PROBLEM: Copy exactly the lines from the start of the material through the line with "import plotly.graph_objects as go". Pictures stay out of the copy.

SUPPLIED DATA:
-=-=-

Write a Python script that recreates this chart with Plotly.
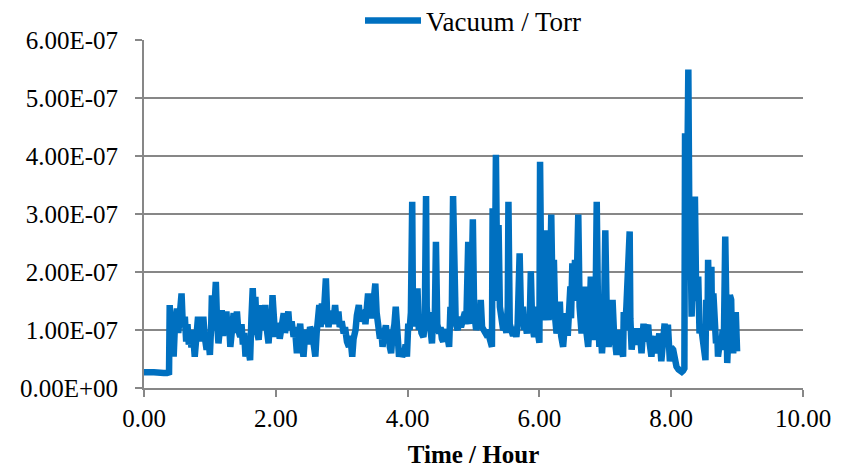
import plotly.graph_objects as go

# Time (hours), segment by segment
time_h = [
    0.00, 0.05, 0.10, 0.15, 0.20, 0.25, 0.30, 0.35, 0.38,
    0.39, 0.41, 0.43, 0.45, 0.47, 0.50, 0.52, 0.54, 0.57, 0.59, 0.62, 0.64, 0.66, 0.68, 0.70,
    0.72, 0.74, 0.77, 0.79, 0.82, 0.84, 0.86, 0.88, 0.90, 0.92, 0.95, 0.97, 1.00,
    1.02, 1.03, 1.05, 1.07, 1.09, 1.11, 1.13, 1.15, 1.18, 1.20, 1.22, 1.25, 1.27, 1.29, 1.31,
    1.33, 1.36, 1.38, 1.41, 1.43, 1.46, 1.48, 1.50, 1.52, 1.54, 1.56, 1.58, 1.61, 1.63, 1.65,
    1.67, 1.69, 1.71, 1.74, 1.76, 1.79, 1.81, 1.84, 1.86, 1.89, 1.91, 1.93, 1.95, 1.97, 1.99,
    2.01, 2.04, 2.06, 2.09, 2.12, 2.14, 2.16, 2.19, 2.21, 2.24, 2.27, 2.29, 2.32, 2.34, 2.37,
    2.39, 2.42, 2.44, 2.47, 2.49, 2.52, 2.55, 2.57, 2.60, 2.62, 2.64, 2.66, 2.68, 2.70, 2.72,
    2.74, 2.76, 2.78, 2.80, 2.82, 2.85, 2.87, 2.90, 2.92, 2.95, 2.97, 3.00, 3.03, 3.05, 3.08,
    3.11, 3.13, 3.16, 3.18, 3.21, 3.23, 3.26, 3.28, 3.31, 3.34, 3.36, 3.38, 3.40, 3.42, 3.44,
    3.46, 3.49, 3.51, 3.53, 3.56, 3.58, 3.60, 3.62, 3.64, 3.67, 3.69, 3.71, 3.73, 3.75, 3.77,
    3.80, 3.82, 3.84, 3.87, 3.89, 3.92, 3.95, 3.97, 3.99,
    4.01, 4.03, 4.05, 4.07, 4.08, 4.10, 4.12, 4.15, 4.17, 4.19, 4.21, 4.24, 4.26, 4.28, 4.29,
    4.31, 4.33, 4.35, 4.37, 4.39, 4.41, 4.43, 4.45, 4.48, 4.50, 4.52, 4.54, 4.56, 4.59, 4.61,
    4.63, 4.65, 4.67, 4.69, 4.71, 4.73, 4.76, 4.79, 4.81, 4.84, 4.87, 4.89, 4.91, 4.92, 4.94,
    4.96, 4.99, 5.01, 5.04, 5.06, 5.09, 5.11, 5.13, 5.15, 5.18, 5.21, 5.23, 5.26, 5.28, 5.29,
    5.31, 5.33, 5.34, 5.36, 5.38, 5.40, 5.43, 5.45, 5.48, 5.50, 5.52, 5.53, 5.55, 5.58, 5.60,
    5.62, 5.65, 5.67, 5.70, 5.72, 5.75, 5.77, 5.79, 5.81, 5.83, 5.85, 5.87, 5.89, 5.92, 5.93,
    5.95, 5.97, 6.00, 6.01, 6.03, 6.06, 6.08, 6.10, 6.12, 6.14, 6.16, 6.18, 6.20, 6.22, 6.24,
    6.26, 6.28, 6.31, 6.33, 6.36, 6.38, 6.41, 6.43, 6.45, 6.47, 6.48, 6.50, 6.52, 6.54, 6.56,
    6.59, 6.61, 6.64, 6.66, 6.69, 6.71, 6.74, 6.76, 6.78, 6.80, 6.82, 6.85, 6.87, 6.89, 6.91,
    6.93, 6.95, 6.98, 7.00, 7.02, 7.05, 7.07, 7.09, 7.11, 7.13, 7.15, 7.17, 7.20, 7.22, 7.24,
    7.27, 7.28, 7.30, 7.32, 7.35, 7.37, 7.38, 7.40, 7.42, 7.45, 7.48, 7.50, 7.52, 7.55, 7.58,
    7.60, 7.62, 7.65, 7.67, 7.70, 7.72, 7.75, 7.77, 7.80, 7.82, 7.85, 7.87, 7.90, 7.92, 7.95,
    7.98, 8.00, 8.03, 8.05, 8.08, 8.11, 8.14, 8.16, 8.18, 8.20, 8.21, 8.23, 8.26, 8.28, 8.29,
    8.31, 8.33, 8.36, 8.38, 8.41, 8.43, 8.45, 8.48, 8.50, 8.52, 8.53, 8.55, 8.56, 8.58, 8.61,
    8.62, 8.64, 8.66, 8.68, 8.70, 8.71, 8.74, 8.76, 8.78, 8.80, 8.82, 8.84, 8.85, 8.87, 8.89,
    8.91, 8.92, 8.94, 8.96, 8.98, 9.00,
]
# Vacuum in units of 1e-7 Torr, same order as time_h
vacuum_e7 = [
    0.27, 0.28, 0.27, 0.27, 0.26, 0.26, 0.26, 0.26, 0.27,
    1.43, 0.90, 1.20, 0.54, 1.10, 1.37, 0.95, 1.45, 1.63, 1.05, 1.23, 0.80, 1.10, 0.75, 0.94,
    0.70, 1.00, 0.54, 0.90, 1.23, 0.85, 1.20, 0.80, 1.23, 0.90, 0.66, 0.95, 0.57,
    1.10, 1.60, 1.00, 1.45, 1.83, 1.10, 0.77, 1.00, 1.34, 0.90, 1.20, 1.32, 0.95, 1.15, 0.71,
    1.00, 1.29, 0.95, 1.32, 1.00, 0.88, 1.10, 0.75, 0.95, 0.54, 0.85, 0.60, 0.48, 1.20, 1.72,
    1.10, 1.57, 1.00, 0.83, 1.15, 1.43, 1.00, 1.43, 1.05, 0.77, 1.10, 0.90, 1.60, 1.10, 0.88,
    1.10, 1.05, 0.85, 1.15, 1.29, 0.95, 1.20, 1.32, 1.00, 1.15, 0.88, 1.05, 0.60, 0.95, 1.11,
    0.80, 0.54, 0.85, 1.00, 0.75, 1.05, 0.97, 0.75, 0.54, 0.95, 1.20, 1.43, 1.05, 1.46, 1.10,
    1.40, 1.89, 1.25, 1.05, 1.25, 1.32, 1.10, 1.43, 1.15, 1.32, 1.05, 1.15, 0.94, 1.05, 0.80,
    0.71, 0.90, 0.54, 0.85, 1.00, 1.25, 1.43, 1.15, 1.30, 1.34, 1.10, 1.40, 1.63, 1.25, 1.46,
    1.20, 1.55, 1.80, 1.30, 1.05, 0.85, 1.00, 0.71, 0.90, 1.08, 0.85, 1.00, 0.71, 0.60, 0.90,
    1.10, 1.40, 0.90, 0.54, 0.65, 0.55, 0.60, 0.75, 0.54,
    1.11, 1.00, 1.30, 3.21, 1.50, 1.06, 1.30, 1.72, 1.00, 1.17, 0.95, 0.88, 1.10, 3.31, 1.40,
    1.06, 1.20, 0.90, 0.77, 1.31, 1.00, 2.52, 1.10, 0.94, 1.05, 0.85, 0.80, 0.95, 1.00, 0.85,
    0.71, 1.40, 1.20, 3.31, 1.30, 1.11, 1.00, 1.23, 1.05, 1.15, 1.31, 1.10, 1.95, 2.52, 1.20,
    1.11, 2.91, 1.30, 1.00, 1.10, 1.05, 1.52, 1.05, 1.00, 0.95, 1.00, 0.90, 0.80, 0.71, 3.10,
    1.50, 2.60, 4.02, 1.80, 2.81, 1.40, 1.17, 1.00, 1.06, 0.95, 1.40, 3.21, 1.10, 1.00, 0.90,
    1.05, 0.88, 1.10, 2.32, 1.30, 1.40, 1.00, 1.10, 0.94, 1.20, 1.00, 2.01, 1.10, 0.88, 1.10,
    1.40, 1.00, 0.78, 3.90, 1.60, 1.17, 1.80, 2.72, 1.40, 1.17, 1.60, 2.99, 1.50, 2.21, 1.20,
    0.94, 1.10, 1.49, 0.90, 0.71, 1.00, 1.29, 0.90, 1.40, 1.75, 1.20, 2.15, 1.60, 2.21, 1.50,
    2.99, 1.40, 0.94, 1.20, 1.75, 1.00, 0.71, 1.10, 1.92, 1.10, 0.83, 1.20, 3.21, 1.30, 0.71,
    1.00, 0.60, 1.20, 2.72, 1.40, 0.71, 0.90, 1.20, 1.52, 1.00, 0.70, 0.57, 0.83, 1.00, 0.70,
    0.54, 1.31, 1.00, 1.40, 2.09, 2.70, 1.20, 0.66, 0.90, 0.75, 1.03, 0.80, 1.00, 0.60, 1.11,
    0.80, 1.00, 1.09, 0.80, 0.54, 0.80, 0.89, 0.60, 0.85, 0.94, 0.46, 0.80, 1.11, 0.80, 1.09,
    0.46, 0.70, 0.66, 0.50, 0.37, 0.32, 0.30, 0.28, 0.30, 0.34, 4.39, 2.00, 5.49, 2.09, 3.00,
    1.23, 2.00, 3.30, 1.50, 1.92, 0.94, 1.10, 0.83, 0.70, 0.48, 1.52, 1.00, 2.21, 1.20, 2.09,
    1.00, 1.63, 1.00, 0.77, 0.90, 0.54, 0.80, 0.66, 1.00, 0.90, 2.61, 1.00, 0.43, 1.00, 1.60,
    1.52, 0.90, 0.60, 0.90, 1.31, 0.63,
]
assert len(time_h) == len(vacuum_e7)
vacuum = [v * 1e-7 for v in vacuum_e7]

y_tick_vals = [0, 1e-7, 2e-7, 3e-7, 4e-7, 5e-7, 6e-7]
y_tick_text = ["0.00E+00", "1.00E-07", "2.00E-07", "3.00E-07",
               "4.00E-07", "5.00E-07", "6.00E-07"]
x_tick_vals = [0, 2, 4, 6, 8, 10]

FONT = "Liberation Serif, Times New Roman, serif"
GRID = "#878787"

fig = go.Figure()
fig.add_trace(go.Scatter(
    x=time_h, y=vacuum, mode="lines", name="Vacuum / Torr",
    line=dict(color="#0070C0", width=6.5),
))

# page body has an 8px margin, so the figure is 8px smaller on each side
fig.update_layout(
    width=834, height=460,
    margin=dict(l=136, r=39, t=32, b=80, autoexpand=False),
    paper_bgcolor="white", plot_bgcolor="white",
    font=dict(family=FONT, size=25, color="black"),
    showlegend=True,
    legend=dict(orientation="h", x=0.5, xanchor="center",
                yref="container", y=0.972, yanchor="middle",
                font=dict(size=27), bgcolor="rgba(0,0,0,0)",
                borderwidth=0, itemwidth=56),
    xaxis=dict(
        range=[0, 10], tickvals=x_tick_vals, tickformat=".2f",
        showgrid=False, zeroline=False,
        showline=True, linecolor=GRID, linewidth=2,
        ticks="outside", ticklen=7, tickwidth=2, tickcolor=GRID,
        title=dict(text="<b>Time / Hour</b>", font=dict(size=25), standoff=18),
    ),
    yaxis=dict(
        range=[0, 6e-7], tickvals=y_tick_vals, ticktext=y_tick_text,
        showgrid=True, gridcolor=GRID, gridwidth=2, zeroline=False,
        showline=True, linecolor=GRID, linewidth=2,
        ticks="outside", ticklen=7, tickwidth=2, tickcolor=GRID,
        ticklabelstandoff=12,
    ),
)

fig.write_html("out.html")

-=-=-

THE REPLY:
Write a Python script that recreates this chart with Plotly.
import plotly.graph_objects as go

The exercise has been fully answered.